28 de septiembre de 2015

Crónicas estivales: Una visita al cementerio


Es una parada obligada. Cada año, en el mes de Agosto, tengo que hacer un hueco entre las múltiples actividades vacacionales para ir al cementerio a limpiar la tumba de mis padres y a cambiar el ramo de flores. No es una visita fácil, por muchos años que pasen, todavía se despiertan en mi un cúmulo de sentimientos que me llenan de inquietud. Los cementerios siempre me impresionan, y éste, donde reposan los restos de muchos seres queridos, me conmueve mucho más.

Lo primero que me viene a la memoria una vez traspasada la verja de hierro, son aquellos fríos días de los difuntos de mi infancia, el dos de Noviembre, en que la visita al cementerio era obligada.

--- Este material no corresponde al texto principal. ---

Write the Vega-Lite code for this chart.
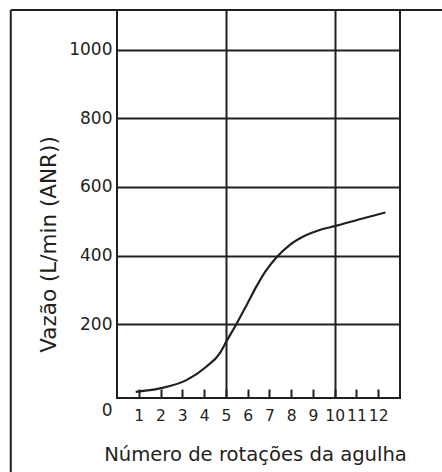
{
  "$schema": "https://vega.github.io/schema/vega-lite/v6.json",
  "width": 283,
  "height": 388,
  "autosize": {"type": "none"},
  "padding": {"left": 117, "top": 10, "right": 42, "bottom": 74},
  "background": "white",
  "config": {
    "view": {"stroke": "#231f20", "strokeWidth": 2},
    "font": "DejaVu Sans"
  },
  "resolve": {"scale": {"x": "independent", "y": "independent"}, "axis": {"x": "independent", "y": "independent"}},
  "layer": [
    {
      "data": {"values": [
        {"x": 0.86, "y": 4},
        {"x": 1.97, "y": 14},
        {"x": 3.19, "y": 38},
        {"x": 4.1, "y": 77},
        {"x": 4.72, "y": 116},
        {"x": 5.02, "y": 150},
        {"x": 5.5, "y": 203},
        {"x": 6.0, "y": 262},
        {"x": 6.4, "y": 310},
        {"x": 6.86, "y": 358},
        {"x": 7.32, "y": 395},
        {"x": 7.93, "y": 431},
        {"x": 8.7, "y": 460},
        {"x": 9.31, "y": 475},
        {"x": 10.0, "y": 486},
        {"x": 11.15, "y": 506},
        {"x": 12.33, "y": 526}
      ]},
      "mark": {"type": "line", "interpolate": "monotone", "color": "#231f20", "strokeWidth": 2.2},
      "encoding": {
        "x": {
          "field": "x", "type": "quantitative",
          "scale": {"domain": [0, 13], "nice": false, "zero": false},
          "axis": {
            "values": [1, 2, 3, 4, 5, 6, 7, 8, 9, 10, 11, 12],
            "format": "d",
            "domain": false,
            "ticks": true, "tickSize": -9, "tickWidth": 2, "tickColor": "#231f20",
            "grid": true, "gridColor": "#231f20", "gridWidth": 2,
            "gridOpacity": {"condition": {"test": "datum.value % 5 === 0", "value": 1}, "value": 0},
            "labelFontSize": 15.5, "labelColor": "#231f20", "labelPadding": 19,
            "labelFlush": false, "labelOverlap": false,
            "title": "Número de rotações da agulha",
            "titleFontSize": 19.6, "titleFontWeight": "normal", "titleColor": "#231f20",
            "titlePadding": 22, "titleX": 138
          }
        },
        "y": {
          "field": "y", "type": "quantitative",
          "scale": {"domain": [-14, 1115], "nice": false, "zero": false},
          "axis": {
            "values": [0, 200, 400, 600, 800, 1000],
            "format": "d",
            "domain": false, "ticks": false,
            "grid": true, "gridColor": "#231f20", "gridWidth": 2,
            "gridOpacity": {"condition": {"test": "datum.value > 0", "value": 1}, "value": 0},
            "labelFontSize": 17, "labelColor": "#231f20", "labelPadding": 5,
            "labelOffset": {"condition": {"test": "datum.value === 0", "value": 17}, "value": 0},
            "labelFlush": false, "labelOverlap": false,
            "title": "Vazão (L/min (ANR))",
            "titleFontSize": 21.5, "titleFontWeight": "normal", "titleColor": "#231f20",
            "titlePadding": 8, "titleY": 234
          }
        }
      }
    },
    {
      "data": {"values": [
        {"x": -4.88, "x2": 15.5, "y": 1115, "y2": 1115},
        {"x": -4.88, "x2": -4.88, "y": 1115, "y2": -240}
      ]},
      "mark": {"type": "rule", "color": "#231f20", "strokeWidth": 2, "clip": false},
      "encoding": {
        "x": {"field": "x", "type": "quantitative", "scale": {"domain": [0, 13], "nice": false, "zero": false}, "axis": null},
        "x2": {"field": "x2"},
        "y": {"field": "y", "type": "quantitative", "scale": {"domain": [-14, 1115], "nice": false, "zero": false}, "axis": null},
        "y2": {"field": "y2"}
      }
    }
  ]
}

Agarrada del brazo de mi amiga Anastasia, tensas, con los corazones en vilo y la mirada llena de miedo, iniciábamos el recorrido por la calle de la izquierda, donde estaban las tumbas más antiguas, algunas con cuerpos trasladados del cementerio viejo. Era la parte que más nos gustaba, imaginábamos historias sobre aquellas personas que habían nacido en el siglo XIX y sobre la vida que  habían llevado. Pensar que habían pisado las mismas calles que nosotras, y habían vivido en las mismas casas en las que ahora vivían sus descendientes nos parecía emocionante. 

Pero al llegar a la esquina, todo el encanto desaparecía. Allí había una fosa en la que, se decía, estaban los huesos de los niños que no habían sido bautizados, y de los fusilados en la Guerra Civil, muchos de ellos en la tapia del mismo cementerio. Decenas de historias acudían a nuestras mentes, historias que se contaban a medias, y en voz baja, porque la dura represión de los vencedores había dejado una huella sangrienta todavía muy presente y el miedo anidaba en las conciencias.